- Title card
- Directed by: Robert Clampett
- Story by: Ernest Gee
- Produced by: Leon Schlesinger
- Starring: Mel Blanc
- Music by: Carl W. Stalling
- Animation by: Vive Risto
- Color process: Black-and-white
- Production company: Leon Schlesinger Productions
- Distributed by: Warner Bros. Pictures
- Release date: September 22, 1939;
- Running time: 8 min
- Country: United States
- Language: English

= Jeepers Creepers (1939 animated film) =

1939 film by Robert Clampett

Jeepers Creepers is a 1939 American animated comedy short film directed by Robert Clampett. The short was released as early as September 22, 1939. It is part of the Looney Tunes series and the 64th cartoon to feature Porky Pig.

== Plot ==
Porky is a police officer, who is in a police car that is named 6 7/8. He gets a call from his chief to go investigate strange noises at a haunted house. It is revealed that said noises are merely from a radio program listened by a ghost. The ghost walks around and takes a bath at a machine after the program ends.

The ghost hears Porky's presence and coerces him to enter before disappearing. He places frogs in shoes to imitate self-walking shoes and scare Porky; the shoes hit a coat hanger and a curtain to resemble a cloaked individual.
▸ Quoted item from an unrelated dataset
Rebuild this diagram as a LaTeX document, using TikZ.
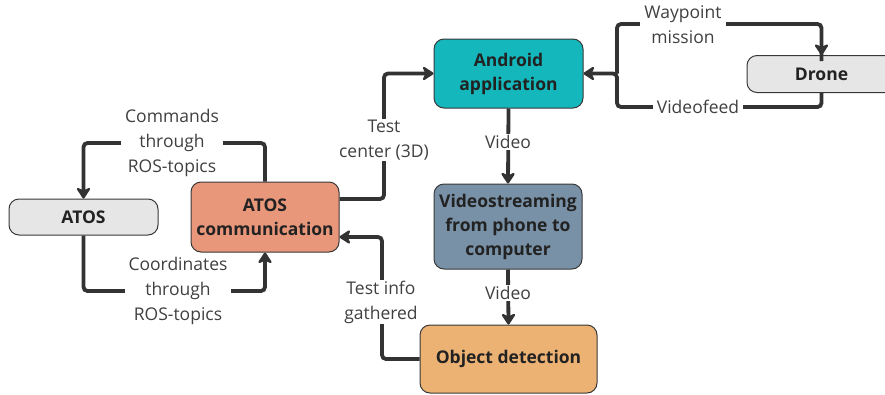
\documentclass[tikz,border=0pt]{standalone}
\usepackage{fontspec}
\setmainfont{Open Sans}
\usetikzlibrary{arrows.meta,calc}

\definecolor{boxgray}{HTML}{E6E6E6}
\definecolor{boxsalmon}{HTML}{E8977A}
\definecolor{boxteal}{HTML}{13B7BC}
\definecolor{boxslate}{HTML}{7891A6}
\definecolor{boxorange}{HTML}{ECB274}
\definecolor{edgeline}{HTML}{383838}
\definecolor{linkline}{HTML}{333333}
\definecolor{labeltext}{HTML}{404040}
\definecolor{boxtext}{HTML}{222222}

\tikzset{
  box/.style={draw=edgeline, line width=1pt, rounded corners=10pt,
    align=center, inner sep=0pt, text=boxtext,
    font=\fontsize{17.5}{24}\selectfont\bfseries},
  conn/.style={draw=linkline, line width=3.8pt, rounded corners=4pt,
    -{Stealth[length=13pt,width=17pt,inset=4pt,round]}},
  plain/.style={draw=linkline, line width=3.8pt, rounded corners=4pt},
  lbl/.style={fill=white, align=center, inner xsep=4pt, inner ysep=1pt,
    text=labeltext, font=\fontsize{17.5}{25}\selectfont},
}

\begin{document}
\begin{tikzpicture}[x=1pt, y=-1pt]
  \useasboundingbox (0,0) rectangle (885,394);
  \clip (0,0) rectangle (885,394);

  % blocks
  \node[box, fill=boxgray, minimum width=149pt, minimum height=36pt] (atos) at (83.5,217) {ATOS};
  \node[box, fill=boxsalmon, minimum width=148pt, minimum height=70pt] (comm) at (265,217) {ATOS\\communication};
  \node[box, fill=boxteal, minimum width=149pt, minimum height=69pt] (android) at (508.5,73.5) {Android\\application};
  \node[box, fill=boxgray, minimum width=149pt, minimum height=37pt] (drone) at (821.5,74) {Drone};
  \node[box, fill=boxslate, minimum width=148pt, minimum height=85pt] (stream) at (508,226.5) {Videostreaming\\from phone to\\computer};
  \node[box, fill=boxorange, minimum width=177pt, minimum height=68pt] (detect) at (508.5,359) {Object detection};

  % bend points of the connectors
  \coordinate (cmdbend) at (172,143);
  \coordinate (crdbend) at (178,291);
  \coordinate (tcbend) at (384,199);
  \coordinate (tibend) at (382,237);
  \coordinate (junction) at (617,73.5);
  \coordinate (wptop) at (617,24);
  \coordinate (vfbottom) at (617,107);

  % connectors
  \draw[conn] (comm.north) |- (cmdbend) -| (atos.north);
  \draw[conn] (atos.south) |- (crdbend) -| (comm.south);
  \draw[conn] ([yshift=18pt]comm.east) -| (tcbend |- android.west) -- (android.west);
  \draw[conn] (detect.west) -| (tibend) -- ([yshift=-20pt]comm.east);
  \draw[conn] (android.south) -- (stream.north);
  \draw[conn] (stream.south) -- (detect.north);
  \draw[plain] (junction) -- (wptop) -| ([yshift=-6pt]drone.north);
  \draw[conn] ([yshift=-4pt]drone.north |- wptop) -- (drone.north);
  \draw[conn] (drone.south) |- (vfbottom) |- (android.east);

  % labels on the connectors
  \node[lbl] (cmdlbl) at (172,143) {Commands\\through\\ROS-topics};
  \node[lbl] (crdlbl) at (178,291) {Coordinates\\through\\ROS-topics};
  \node[lbl] (tclbl) at (384,140) {Test\\center (3D)};
  \node[lbl] (tilbl) at (381,302) {Test info\\gathered};
  \node[lbl] (vid1) at (508,142) {Video};
  \node[lbl] (vid2) at (508,293) {Video};
  \node[lbl] (wplbl) at (683,24.5) {Waypoint\\mission};
  \node[lbl] (vflbl) at (698,107) {Videofeed};
\end{tikzpicture}
\end{document}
As Porky is startled by the ghost hitting a platter over his head, he is scared by the coat hanger into running into the ghost. The ghost chases him into other rooms then out of the house, where the ghost is defeated by failing to hitchhike and blasted by exhaust fumes into wearing blackface.

==Reception==
Showmen's Trade Review called the short "an unpretentious cartoon that is good for seven minutes of enjoyment... On the whole it will make a welcome addition to any program."
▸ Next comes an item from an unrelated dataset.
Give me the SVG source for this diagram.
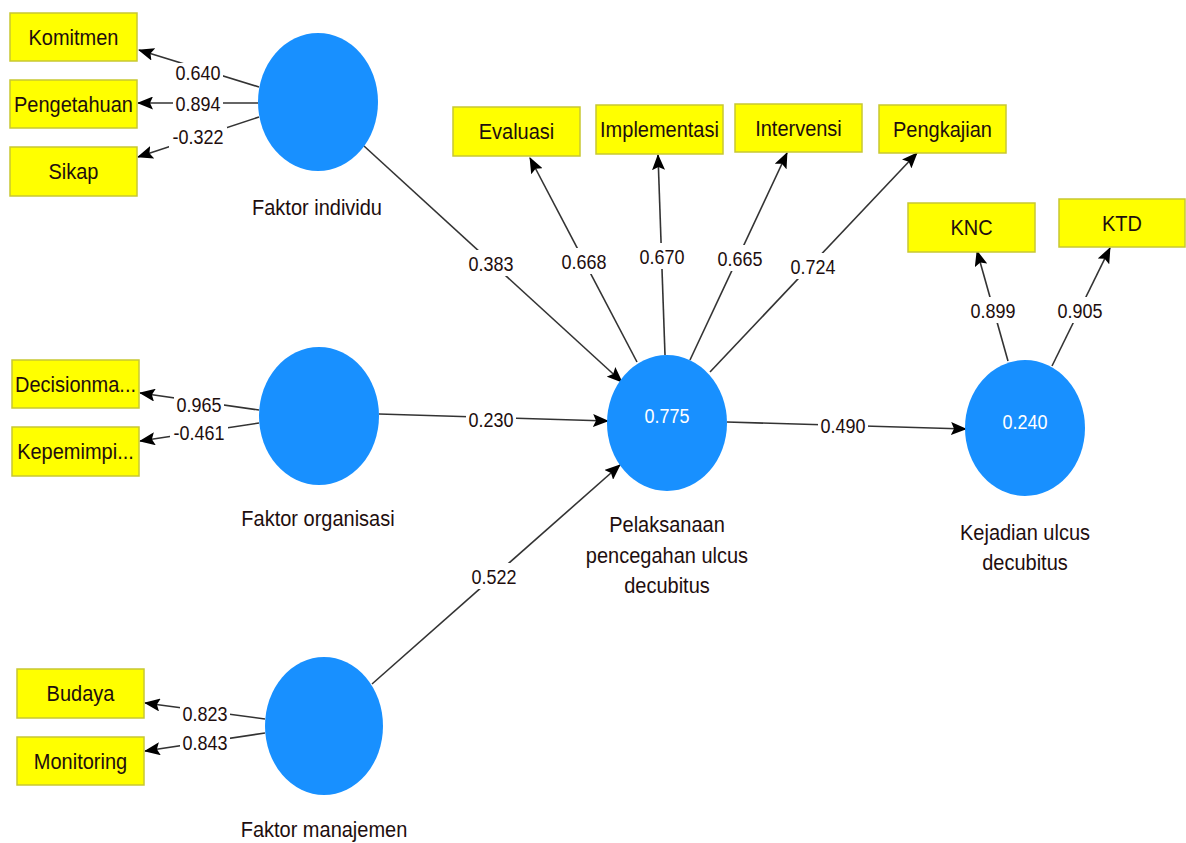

The Film Daily wrote, "Although this type of material has been done so often in animated subjects, Jeepers Creepers carries enough humor to make it worth while for cartoon devotees, and particularly the younger generation of pix-goers."

== Cast ==
- Mel Blanc – Porky Pig / Ghost and Making Faces / Falsetto (uncredited)
- Pinto Colvig – one line of Ghost (uncredited)

==Home media==
Jeepers Creepers is available on disc 4 of the Porky Pig 101 DVD set.